Read the listing and extract each line that includes the word "Write".

* [DATA FOR THIS EXERCISE]:
━━━━━━━━━━━━━━━━━━━━
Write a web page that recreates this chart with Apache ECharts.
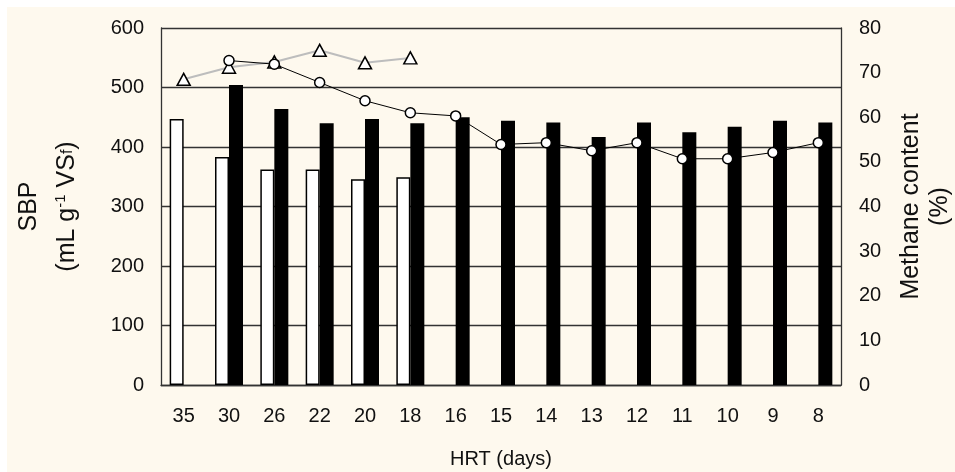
━━━━━━━━━━━━━━━━━━━━
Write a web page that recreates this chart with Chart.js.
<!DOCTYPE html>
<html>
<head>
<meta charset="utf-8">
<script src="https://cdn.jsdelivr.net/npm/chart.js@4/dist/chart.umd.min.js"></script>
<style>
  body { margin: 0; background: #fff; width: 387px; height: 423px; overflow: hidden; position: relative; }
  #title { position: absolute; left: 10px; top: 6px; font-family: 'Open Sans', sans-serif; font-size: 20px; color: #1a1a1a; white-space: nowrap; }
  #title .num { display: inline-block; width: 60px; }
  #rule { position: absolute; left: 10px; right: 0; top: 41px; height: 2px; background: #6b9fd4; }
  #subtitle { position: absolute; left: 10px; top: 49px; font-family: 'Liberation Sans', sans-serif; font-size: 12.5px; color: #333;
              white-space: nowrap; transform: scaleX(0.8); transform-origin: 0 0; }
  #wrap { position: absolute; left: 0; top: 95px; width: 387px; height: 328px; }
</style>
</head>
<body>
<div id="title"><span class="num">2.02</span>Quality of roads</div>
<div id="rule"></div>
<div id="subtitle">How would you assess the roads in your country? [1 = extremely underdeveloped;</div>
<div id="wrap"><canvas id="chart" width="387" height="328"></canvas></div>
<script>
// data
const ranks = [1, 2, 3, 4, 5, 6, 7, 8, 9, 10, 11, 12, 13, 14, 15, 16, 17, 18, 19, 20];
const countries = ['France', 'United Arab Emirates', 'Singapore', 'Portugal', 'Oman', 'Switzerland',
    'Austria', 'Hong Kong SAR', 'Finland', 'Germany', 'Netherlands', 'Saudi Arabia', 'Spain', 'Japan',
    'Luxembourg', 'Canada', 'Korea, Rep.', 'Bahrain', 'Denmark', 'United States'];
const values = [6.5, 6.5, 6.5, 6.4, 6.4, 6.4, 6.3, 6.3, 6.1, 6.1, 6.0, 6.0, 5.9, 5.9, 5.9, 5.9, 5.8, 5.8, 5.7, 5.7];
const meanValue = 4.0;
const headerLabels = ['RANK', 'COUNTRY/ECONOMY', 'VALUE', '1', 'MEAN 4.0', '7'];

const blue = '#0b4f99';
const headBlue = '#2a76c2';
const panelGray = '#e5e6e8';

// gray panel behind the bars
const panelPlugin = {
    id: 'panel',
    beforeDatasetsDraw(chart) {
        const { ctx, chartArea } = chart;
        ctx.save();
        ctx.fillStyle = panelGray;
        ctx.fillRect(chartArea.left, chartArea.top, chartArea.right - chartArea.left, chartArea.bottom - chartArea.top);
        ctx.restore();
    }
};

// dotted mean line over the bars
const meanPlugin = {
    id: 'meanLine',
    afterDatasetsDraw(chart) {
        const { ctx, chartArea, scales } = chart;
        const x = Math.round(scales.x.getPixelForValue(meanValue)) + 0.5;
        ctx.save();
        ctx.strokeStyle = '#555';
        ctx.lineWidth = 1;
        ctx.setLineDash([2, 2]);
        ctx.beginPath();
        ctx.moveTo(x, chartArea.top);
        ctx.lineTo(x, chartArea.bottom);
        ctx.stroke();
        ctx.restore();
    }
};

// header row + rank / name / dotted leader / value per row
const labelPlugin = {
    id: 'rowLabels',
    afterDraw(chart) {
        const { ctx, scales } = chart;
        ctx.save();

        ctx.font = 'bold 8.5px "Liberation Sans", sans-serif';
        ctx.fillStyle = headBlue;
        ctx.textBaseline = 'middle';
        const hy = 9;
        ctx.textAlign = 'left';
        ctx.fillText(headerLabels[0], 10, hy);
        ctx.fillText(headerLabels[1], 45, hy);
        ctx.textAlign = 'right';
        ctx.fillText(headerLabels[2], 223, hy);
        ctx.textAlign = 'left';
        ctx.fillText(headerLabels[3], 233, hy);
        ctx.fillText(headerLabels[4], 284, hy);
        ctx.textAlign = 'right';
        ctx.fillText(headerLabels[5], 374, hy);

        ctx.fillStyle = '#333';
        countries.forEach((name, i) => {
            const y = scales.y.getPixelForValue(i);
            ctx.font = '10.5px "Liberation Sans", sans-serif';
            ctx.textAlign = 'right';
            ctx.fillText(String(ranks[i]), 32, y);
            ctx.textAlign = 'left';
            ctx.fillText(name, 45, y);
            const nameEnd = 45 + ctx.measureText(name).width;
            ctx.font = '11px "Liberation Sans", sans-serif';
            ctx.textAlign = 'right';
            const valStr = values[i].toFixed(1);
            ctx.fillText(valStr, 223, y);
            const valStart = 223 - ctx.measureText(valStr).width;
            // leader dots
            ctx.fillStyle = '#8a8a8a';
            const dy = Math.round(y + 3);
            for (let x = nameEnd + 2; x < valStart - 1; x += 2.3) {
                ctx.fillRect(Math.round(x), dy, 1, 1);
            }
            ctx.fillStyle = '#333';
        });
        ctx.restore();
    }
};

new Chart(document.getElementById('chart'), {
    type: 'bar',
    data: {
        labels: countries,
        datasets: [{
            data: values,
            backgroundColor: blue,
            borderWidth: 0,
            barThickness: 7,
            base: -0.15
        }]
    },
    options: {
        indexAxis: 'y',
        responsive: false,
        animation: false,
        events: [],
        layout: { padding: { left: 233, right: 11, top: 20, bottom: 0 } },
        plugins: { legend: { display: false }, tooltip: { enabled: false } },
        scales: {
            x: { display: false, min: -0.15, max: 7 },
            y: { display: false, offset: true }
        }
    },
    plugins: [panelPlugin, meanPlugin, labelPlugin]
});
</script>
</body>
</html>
━━━━━━━━━━━━━━━━━━━━
* [OUTPUT FOR THIS EXERCISE]:
Write a web page that recreates this chart with Apache ECharts.
Write a web page that recreates this chart with Chart.js.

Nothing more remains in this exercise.